Das vom Bürgerkrieg gebeutelte Myanmar wurde schwer vom Erdbeben Ende März getroffen. Frieden ist auch in Zeiten der Not nicht in Sicht.
Auf das schwere Erdbeben der Stärke 7,7 vom 28. März hat Myanmars Militärjunta zunächst ungewohnt reagiert: Schon nach wenigen Stunden forderte Juntachef Min Aung Hlaing das Ausland zu umfassender Hilfe für das Bürgerkriegsland auf.
Im Mai 2008, nachdem infolge des Zyklon Nargis, rund 130.000 Menschen ums Leben gekommen waren, hatte sich die damalige Militärregierung gegen Hilfe aus dem Westen entschieden. Sie empfand diese als Einmischung in innere Angelegenheiten. Sogar zivilgesellschaftliche Hilfsinitiativen ihrer Landsleute behinderte sie, um eigene Unzulänglichkeiten zu verschleiern.
Doch auch jetzt wurde schnell klar, dass die Junta Hilfe nicht als prioritär ansah. Es dauerte Tage, bis der Juntachef die besonders betroffenen Gebiete besuchte. Seine Truppen ließen auch direkt nach dem Beben weiterhin mutmaßliche Rebell:innen angreifen. Die Soldaten, die in den Erdbebengebieten gesichtet wurden, räumten Schutt beiseite. Den Kampf um das Leben Verschütteter überließen sie laut oppositionellen Medien Rettungskräften aus dem Ausland. Erneut zeigte die Junta, die sich am 1. Februar 2021 an die Macht geputscht hatte, ihre kriegerischen Absichten gegenüber der eigenen Bevölkerung.
Feuerpause von kurzer Dauer
Der Juntachef reiste indes nach Bangkok zum Regionalgipfel der Staaten des Golfs von Bengalen (BIMSTEC). Dieser bot ihm die Chance auf eine diplomatische Aufwertung. Seit dem Putsch hatte der General nur Russlands Präsident Putin, Chinas Premier Li und Belarus’ Präsident Lukaschenko getroffen. Dummerweise schoss sein Militär kurz vor seiner Abreise aus Kontrollwut auf Erdbebenhelfer:innen aus China. Um sich dem Ausland gegenüber versöhnlich zu zeigen, verkündete Min Aung Hlaing schnell noch eine Feuerpause, obwohl er eine solche am Vortag noch entschieden zurückgewiesen hatte.

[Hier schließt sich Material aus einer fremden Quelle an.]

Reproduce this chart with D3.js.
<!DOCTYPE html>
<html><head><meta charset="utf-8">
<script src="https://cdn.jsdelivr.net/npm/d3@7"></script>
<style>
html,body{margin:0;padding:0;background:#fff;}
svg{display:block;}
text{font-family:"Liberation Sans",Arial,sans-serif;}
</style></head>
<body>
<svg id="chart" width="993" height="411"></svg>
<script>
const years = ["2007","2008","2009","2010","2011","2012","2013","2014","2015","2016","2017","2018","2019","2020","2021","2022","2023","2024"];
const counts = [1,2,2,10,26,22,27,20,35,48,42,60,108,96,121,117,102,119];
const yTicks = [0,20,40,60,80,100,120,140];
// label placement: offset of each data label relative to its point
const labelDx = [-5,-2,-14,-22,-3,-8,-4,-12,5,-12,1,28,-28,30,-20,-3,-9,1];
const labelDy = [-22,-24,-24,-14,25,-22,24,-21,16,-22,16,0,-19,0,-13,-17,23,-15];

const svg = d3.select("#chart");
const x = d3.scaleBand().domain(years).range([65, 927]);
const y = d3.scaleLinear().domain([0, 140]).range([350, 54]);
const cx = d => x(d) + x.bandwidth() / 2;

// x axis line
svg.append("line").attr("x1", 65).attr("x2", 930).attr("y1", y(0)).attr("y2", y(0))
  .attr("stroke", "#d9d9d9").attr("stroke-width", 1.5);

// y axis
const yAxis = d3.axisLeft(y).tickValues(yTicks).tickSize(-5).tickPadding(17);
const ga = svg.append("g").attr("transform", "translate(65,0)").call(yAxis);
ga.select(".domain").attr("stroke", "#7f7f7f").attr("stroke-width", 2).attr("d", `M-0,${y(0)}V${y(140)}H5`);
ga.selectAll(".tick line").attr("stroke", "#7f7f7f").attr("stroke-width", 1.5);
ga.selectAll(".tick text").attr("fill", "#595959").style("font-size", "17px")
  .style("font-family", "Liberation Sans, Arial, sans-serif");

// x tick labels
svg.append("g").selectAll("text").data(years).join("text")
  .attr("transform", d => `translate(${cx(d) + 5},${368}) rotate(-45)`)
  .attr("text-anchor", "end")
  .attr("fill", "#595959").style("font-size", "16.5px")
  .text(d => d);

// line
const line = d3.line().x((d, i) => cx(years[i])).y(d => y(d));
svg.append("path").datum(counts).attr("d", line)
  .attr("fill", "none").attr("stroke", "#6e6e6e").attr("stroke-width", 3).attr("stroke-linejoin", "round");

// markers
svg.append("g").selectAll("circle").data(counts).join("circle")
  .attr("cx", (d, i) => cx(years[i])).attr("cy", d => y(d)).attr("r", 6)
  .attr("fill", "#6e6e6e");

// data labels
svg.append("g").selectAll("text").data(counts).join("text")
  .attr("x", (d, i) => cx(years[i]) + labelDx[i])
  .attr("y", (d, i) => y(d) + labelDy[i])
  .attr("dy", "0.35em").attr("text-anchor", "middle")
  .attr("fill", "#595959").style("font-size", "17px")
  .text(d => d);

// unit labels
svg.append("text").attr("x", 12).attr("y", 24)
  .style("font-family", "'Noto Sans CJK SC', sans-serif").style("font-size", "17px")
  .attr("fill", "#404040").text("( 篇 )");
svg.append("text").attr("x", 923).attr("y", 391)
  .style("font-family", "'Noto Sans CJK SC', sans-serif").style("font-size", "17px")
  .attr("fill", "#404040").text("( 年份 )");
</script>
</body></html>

Doch längst wird weitergekämpft. Die selbst erklärten Feuerpausen wurden letztlich von keiner Seite eingehalten; eine verpasste Chance, die das Erdbeben geboten hätte. Während im indonesischen Aceh-Konflikt nach der Tsunami-Katastrophe 2004 ein Friedensprozess in Gang gekommen ist, haben sich damals auch in Sri Lanka die Fronten im Krieg mit den rebellischen Tamil Tigers noch weiter verhärtet.
Weiter auf Kriegskurs
In Myanmar lenkt die Junta jetzt die internationale Hilfe in die Gebiete, die unter ihrer Kontrolle stehen und lässt andernorts kaum Hilfe zu. Sie sieht im Erdbeben eine Chance, die widerständischen Kräfte zu schwächen. Diese sind in ihren Gebieten abhängiger von der Unterstützung der Bevölkerung. Um sie zu halten, müssen die Widerständischen ihren Fokus auf Hilfeleistungen legen. In der Folge bleiben ihnen weniger Ressourcen für Kampfhandlungen.
Auch dürften die Finanziers des Widerstands, die vor allem in der ausländischen Diaspora leben, nun eher Geld für die Erdbebenhilfe und damit weniger für den Widerstand spenden. Somit wird das Beben zu einem weiteren Faktor im Kriegsverlauf. Ein Kurswechsel in Richtung Frieden ist nicht absehbar. In Myanmar waren schon vor dem Beben 3,5 Millionen Menschen intern vertrieben und laut UNO 18,6 Millionen Menschen (ein Drittel der Bevölkerung) auf humanitäre Hilfe angewiesen. Die Entwicklung in Richtung Failed State dürfte sich beschleunigen, der Bürgerkrieg bald in voller Härte weitergehen. Die von der Junta für Januar 2026 angekündigten Wahlen dürften nicht zur Befriedung beitragen. Angesichts des Ausschlusses der Opposition werden sie sich nur als weitere Farce entpuppen.
Sven Hansen ist Asien-Redakteur der Tageszeitung Taz in Berlin und hat in den vergangenen Jahren des Öfteren in Myanmar recherchiert.